Its relatively easy to combine a European benefit (say Luxembourg) with a UK sale leaseback to bring the total benefit to around 25%. However, keep in mind that the more complex the transaction, the more costly it is to derive the needed benefit and the longer it takes. Inter-jurisdictional issues can also hamper the transaction. For example, if the German’s want ownership of the copyright to qualify for their tax benefits and you need to vest the copyright in the UK to access the UK benefits, what happens? Not insurmountable but definitely complex. Also, it is generally more expensive to shoot in Europe than in the United States when such factors as exchange rates, cost of living and travel costs for key actors and crew are taken into consideration. Except for the UK sale leaseback, its usually not cost effective for films with budgets under US$5 million to attempt to access most of these benefits.
Which leads to what many in the United States are calling runaway production. Namely, films leaving Los Angeles and New York to shoot in Canada.
With its common language, favorable exchange rates, lower cost of doing business, substantial film infrastructure, relative minor additional location costs and more friendly business environment, even without government financial incentives, it is an attractive destination for film production. But with the added bonus of financing 10% of your budget just for shooting there, plus probably another 10% in terms of cost savings alone over places like LA or NY, and even higher benefits available if one the production can avail itself of the “content” benefits, given how difficult it is to find that last 10% to 20% of a film’s financing, its not a surprise that Canada leads the pack in indie film production. So is it any surprise that most US telefilms (cable or network), as well as a majority of indie films with production budgets over US$1 million, are shot in Canada.

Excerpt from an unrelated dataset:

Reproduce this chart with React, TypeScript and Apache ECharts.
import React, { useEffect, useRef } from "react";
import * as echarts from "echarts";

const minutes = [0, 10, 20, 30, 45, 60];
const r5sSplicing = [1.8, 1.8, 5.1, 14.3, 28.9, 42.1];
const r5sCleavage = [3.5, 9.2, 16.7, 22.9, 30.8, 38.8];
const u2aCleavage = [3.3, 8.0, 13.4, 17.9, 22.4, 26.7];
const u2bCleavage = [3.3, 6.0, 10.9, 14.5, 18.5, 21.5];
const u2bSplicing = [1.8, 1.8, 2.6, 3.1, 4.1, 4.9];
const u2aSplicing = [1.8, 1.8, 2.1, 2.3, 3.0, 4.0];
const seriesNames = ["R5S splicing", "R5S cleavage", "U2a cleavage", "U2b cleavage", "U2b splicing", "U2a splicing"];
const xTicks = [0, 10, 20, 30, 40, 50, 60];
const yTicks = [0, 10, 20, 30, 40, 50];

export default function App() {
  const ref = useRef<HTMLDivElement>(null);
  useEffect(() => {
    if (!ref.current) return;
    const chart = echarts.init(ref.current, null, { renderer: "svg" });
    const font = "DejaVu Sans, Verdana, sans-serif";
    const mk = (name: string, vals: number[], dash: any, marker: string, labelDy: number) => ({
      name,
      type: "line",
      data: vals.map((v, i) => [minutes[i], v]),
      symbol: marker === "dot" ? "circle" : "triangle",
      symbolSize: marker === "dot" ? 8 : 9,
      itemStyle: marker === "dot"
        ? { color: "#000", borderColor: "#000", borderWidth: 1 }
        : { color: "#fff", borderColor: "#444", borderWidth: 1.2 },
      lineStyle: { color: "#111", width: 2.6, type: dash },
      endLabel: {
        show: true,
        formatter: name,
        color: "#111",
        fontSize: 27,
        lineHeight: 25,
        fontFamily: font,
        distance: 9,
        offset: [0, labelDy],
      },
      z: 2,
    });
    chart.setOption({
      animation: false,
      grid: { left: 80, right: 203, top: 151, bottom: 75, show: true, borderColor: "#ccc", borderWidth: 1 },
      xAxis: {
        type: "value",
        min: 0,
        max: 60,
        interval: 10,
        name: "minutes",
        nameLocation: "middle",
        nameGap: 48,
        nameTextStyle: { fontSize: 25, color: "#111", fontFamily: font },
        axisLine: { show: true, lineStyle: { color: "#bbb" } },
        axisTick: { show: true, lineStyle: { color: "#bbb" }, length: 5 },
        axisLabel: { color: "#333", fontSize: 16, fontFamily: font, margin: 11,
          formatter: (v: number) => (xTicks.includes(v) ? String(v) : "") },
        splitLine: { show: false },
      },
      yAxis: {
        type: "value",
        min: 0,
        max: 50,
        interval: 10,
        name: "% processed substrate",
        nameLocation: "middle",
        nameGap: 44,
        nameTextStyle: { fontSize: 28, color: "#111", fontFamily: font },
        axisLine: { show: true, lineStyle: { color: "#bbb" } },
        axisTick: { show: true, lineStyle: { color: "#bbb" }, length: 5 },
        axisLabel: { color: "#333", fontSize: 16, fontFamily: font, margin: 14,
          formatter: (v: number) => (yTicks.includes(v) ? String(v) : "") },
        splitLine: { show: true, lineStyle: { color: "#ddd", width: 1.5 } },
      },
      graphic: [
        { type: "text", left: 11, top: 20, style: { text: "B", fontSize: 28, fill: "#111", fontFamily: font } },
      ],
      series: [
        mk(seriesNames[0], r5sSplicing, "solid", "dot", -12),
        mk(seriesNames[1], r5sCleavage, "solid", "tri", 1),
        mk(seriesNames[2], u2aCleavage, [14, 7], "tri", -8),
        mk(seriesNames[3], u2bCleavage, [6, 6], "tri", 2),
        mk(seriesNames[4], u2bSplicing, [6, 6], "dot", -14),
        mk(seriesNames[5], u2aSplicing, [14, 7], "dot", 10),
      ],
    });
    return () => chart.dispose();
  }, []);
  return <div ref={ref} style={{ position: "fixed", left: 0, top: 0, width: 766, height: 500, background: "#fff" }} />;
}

And yes, its even possible, through qualified co-productions, to combine Canadian benefits with other benefits, such as a UK/Canadian co-production which can garner a 25% budget benefit, in exchange for compliance with very stringent content rules.
So how does that US$10 million budgeted thriller get made using these various current financing methods? If shot in Luxembourg with the post in the UK and financed with German film funds, with sufficient name cast to garner a few presales and support the gap estimates, the following would be plausible:
(a) Pre-sales-$2.0 million.
(b) Bank GAP financing-$2.0 million.
(c) UK sale-leaseback proceeds-$1.0 million.
(d) German Equity funds (net benefit)-$3.5 million.
(e) Luxembourg tax shelter benefits = $1.5 million.
The same principals that are outlined above with respect to a $10 million feature can also equally apply to a $1.2 million feature. However, at the lower budget level, the cost of accessing European benefits becomes prohibitive. On the other hand, its likely that the presales will be a larger portion of the budget since its easier to pull together a number of smaller sales, say $300,000. With Canadian benefits of $250,000 (assuming content), plus gap financing of $250,000 and net German or other equity funding of $400,000, you are there.
So pack your bags, smile for the passport photo, brush up on your German and French and stock up on the Valium and Rogaine, but with some patience, creativity and luck, your UK-Canadian-British-Luxembourg-German-French co-production of that action - coming of age - romance about corruption in the LAPD you have been dying to make is just a Shilling throw’s away.